CHFA also organized many successful broadcasts of a historical nature during that period. In 1988, the station produced a documentary series on the history of the Oblate Fathers in Alberta. CHFA also launched the series called Les Albertains which produced some 400 broadcasts over a five-year period. In 1989, Guy Lacombe, a Franco-Albertan historian, prepared a weekly broadcast on the history of francophones in Alberta.

But the most successful year was undoubtedly 1989, the year that marked CHFA’s 40th anniversary. In order to include the regional communities in the festivities, CHFA organized a recital in Bonnyville featuring soprano Lorraine Fontaine-O’Connell, pianiste Gisèle Rouleau and composer and jazz musician Paul Lamoureux.

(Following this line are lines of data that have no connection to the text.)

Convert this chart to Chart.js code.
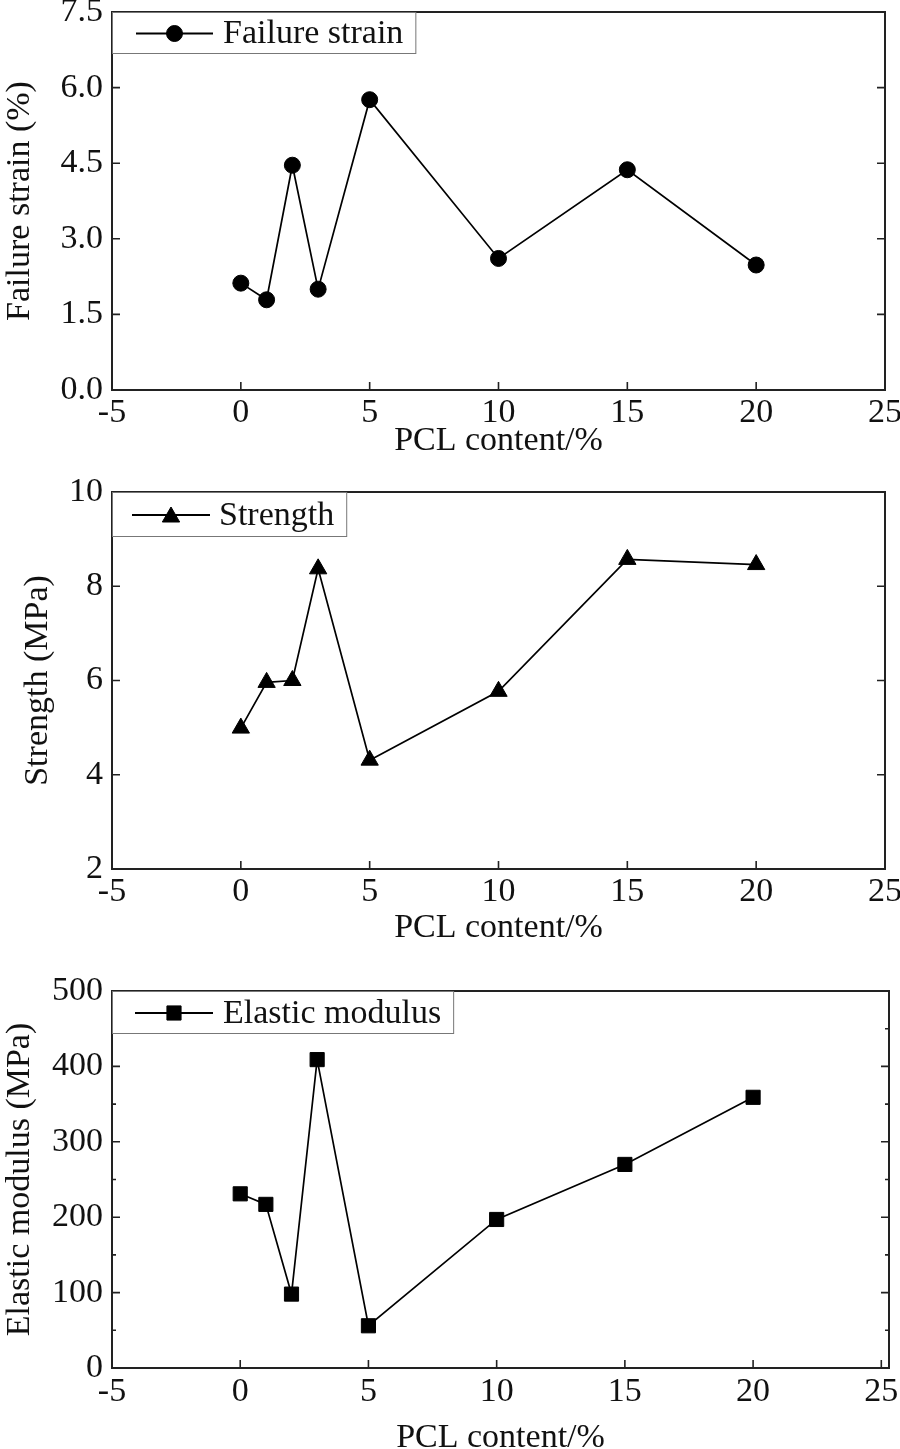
<!DOCTYPE html>
<html><head><meta charset="utf-8">
<script src="https://cdn.jsdelivr.net/npm/chart.js@4.4.1/dist/chart.umd.min.js"></script>
<style>
html,body{margin:0;padding:0;background:#fff;width:900px;height:1449px;overflow:hidden;position:relative}
canvas{position:absolute;left:0}
</style></head><body>
<canvas id="c1" width="900" height="462" style="top:0px"></canvas>
<canvas id="c2" width="900" height="490" style="top:462px"></canvas>
<canvas id="c3" width="900" height="510" style="top:952px"></canvas>
<script>
// ---- data ----
const pclContent = [0, 1, 2, 3, 5, 10, 15, 20];
const failureStrain = [2.12, 1.79, 4.46, 2.00, 5.76, 2.61, 4.37, 2.48];
const strength = [4.99, 5.96, 6.00, 8.37, 4.31, 5.77, 8.57, 8.46];
const elasticModulus = [231, 217, 98, 409, 56, 197, 270, 359];
const xTicks = [-5, 0, 5, 10, 15, 20, 25];
const strainTicks = [0, 1.5, 3.0, 4.5, 6.0, 7.5];
const strengthTicks = [2, 4, 6, 8, 10];
const modulusTicks = [0, 100, 200, 300, 400, 500];
const modulusMinorTicks = [50, 150, 250, 350, 450];
const xTitle = 'PCL content/%';

// ---- styling helpers ----
const FONT = "'Liberation Serif','Times New Roman',serif";
const FS = 34;
const INK = '#111';

const framePlugin = {
  id: 'frame',
  afterDatasetsDraw(chart, args, opts) {
    const ctx = chart.ctx, a = chart.chartArea;
    const xs = chart.scales.x, ys = chart.scales.y;
    ctx.save();
    ctx.strokeStyle = '#222';
    ctx.lineWidth = 2;
    ctx.strokeRect(a.left, a.top, a.right - a.left, a.bottom - a.top);
    ctx.lineWidth = 1.6;
    ctx.beginPath();
    ys.ticks.forEach(t => {
      const y = ys.getPixelForValue(t.value);
      ctx.moveTo(a.left, y); ctx.lineTo(a.left + 8, y);
      ctx.moveTo(a.right, y); ctx.lineTo(a.right - 8, y);
    });
    (opts.minor || []).forEach(v => {
      const y = ys.getPixelForValue(v);
      ctx.moveTo(a.left, y); ctx.lineTo(a.left + 4, y);
      ctx.moveTo(a.right, y); ctx.lineTo(a.right - 4, y);
    });
    xs.ticks.forEach(t => {
      const x = xs.getPixelForValue(t.value);
      ctx.moveTo(x, a.bottom); ctx.lineTo(x, a.bottom - 8);
    });
    ctx.stroke();
    ctx.restore();
  }
};

const boxLegendPlugin = {
  id: 'boxLegend',
  afterDraw(chart, args, opts) {
    const ctx = chart.ctx, a = chart.chartArea;
    const ds = chart.data.datasets[0];
    ctx.save();
    ctx.font = FS + 'px ' + FONT;
    const tx = a.left + opts.textOffset;
    const w = ctx.measureText(ds.label).width;
    const right = tx + w + 12;
    const top = a.top, h = opts.height;
    ctx.fillStyle = '#fff';
    ctx.fillRect(a.left + 1, top + 1, right - a.left - 1, h - 1);
    ctx.strokeStyle = '#777';
    ctx.lineWidth = 1;
    ctx.strokeRect(a.left + 0.5, top + 0.5, right - a.left, h);
    const my = top + h / 2 + 1;
    ctx.strokeStyle = '#000';
    ctx.lineWidth = 1.8;
    ctx.beginPath();
    ctx.moveTo(a.left + opts.lineStart, my);
    ctx.lineTo(a.left + opts.lineEnd, my);
    ctx.stroke();
    ctx.fillStyle = '#000';
    ctx.strokeStyle = '#000';
    ctx.lineWidth = 1;
    Chart.helpers.drawPoint(ctx, {pointStyle: ds.pointStyle, radius: ds.pointRadius, borderWidth: 1, rotation: 0},
      a.left + (opts.lineStart + opts.lineEnd) / 2, my + (opts.markerDy || 0));
    ctx.fillStyle = INK;
    ctx.textBaseline = 'middle';
    ctx.textAlign = 'left';
    ctx.fillText(ds.label, tx, my + 1);
    ctx.restore();
  }
};

function makeChart(id, cfg) {
  const pts = pclContent.map((x, i) => ({x: x, y: cfg.values[i]}));
  return new Chart(document.getElementById(id), {
    type: 'line',
    data: {
      datasets: [{
        label: cfg.label,
        data: pts,
        borderColor: '#000',
        borderWidth: 1.7,
        backgroundColor: '#000',
        pointBackgroundColor: '#000',
        pointBorderColor: '#000',
        pointBorderWidth: 1,
        pointStyle: cfg.pointStyle,
        pointRadius: cfg.pointRadius,
        tension: 0,
        fill: false
      }]
    },
    options: {
      responsive: false,
      animation: false,
      events: [],
      layout: {padding: {top: cfg.padTop, right: cfg.padRight, left: 0, bottom: 0}},
      plugins: {
        legend: {display: false},
        tooltip: {enabled: false},
        frame: {minor: cfg.minor},
        boxLegend: cfg.legend
      },
      scales: {
        x: {
          type: 'linear',
          min: -5,
          max: cfg.xMax,
          afterBuildTicks: s => { s.ticks = xTicks.map(v => ({value: v})); },
          afterFit: s => { s.height = cfg.xHeight; s.paddingLeft = 0; s.paddingRight = 0; },
          grid: {display: false, drawTicks: false},
          border: {display: false},
          ticks: {color: INK, font: {family: FONT, size: FS}, padding: cfg.xTickPad, maxRotation: 0, autoSkip: false},
          title: {display: true, text: xTitle, color: INK, font: {family: FONT, size: FS}, padding: {top: 0, bottom: cfg.xTitlePad}}
        },
        y: {
          type: 'linear',
          min: cfg.yTicks[0],
          max: cfg.yTicks[cfg.yTicks.length - 1],
          afterBuildTicks: s => { s.ticks = cfg.yTicks.map(v => ({value: v})); },
          afterFit: s => { s.width = 112; s.paddingTop = 0; s.paddingBottom = 0; },
          grid: {display: false, drawTicks: false},
          border: {display: false},
          ticks: {color: INK, font: {family: FONT, size: FS}, padding: 9,
                  callback: v => cfg.fmt(v)},
          title: {display: true, text: cfg.yTitle, color: INK, font: {family: FONT, size: FS}, padding: {top: cfg.yTitlePad, bottom: 0}}
        }
      }
    },
    plugins: [framePlugin, boxLegendPlugin]
  });
}

makeChart('c1', {
  label: 'Failure strain', values: failureStrain, pointStyle: 'circle', pointRadius: 8,
  yTicks: strainTicks, fmt: v => v.toFixed(1), yTitle: 'Failure strain (%)',
  padTop: 12, padRight: 15, xMax: 25, xHeight: 72, xTickPad: 3, xTitlePad: 1, yTitlePad: 0,
  legend: {height: 41, lineStart: 24, lineEnd: 101, textOffset: 111}
});
makeChart('c2', {
  label: 'Strength', values: strength, pointStyle: 'triangle', pointRadius: 10,
  yTicks: strengthTicks, fmt: v => String(v), yTitle: 'Strength (MPa)',
  padTop: 30, padRight: 15, xMax: 25, xHeight: 83, xTickPad: 3, xTitlePad: 4, yTitlePad: 18,
  legend: {height: 44, lineStart: 20, lineEnd: 98, textOffset: 107, markerDy: 2}
});
makeChart('c3', {
  label: 'Elastic modulus', values: elasticModulus, pointStyle: 'rect', pointRadius: 10,
  yTicks: modulusTicks, minor: modulusMinorTicks, fmt: v => String(v), yTitle: 'Elastic modulus (MPa)',
  padTop: 39, padRight: 7, xMax: 25.3, xHeight: 94, xTickPad: 4, xTitlePad: 4, yTitlePad: 0,
  legend: {height: 42, lineStart: 23, lineEnd: 101, textOffset: 111}
});
</script>
</body></html>
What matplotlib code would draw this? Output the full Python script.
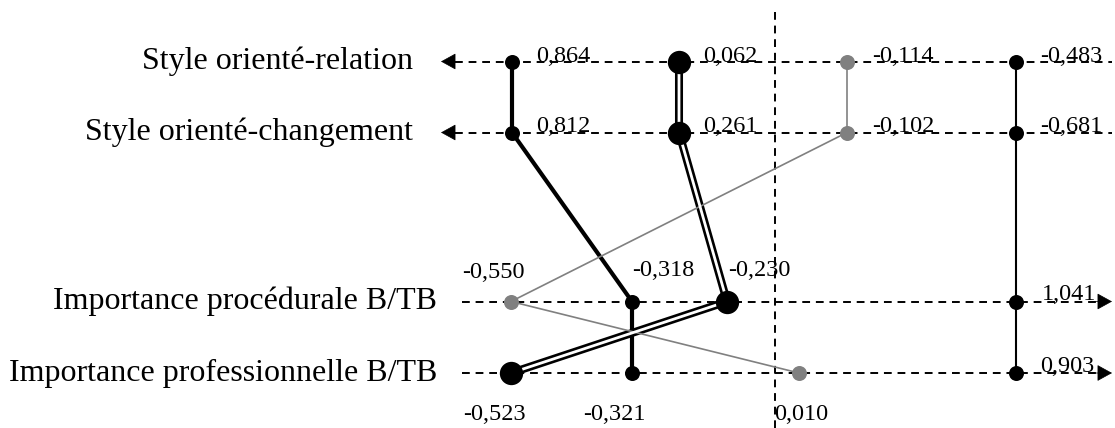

The first Gala albertain de la chanson was held that same year. It is probably CHFA’s longest lasting project. The Gala whose main objective is the discovery of new talent is still producing the same kind of enthusiasm throughout the province every year since 1989. In 1990, CHFA and the ACFA organized the first Gala interprovincial de la chanson. It is now known as Chant-Ouest.

The highlight of 1989, however, was Alexis Constant’s oratorio entitled Les deux âmes performed by the Edmonton Symphony Orchestra and the Richard Eaton Singers under the direction of Uri Mayer. Three francophone singers from the West held the main roles. More than 2000 people attended the performance which was broadcasted live on the Radio-Canada network.

In the life of all institutions there are moments and events that seem to stand out more than others. For CHFA, the 1982 to 1990 period will be particularly remembered for its many successes and for its celebration of the French community, its artists and its history.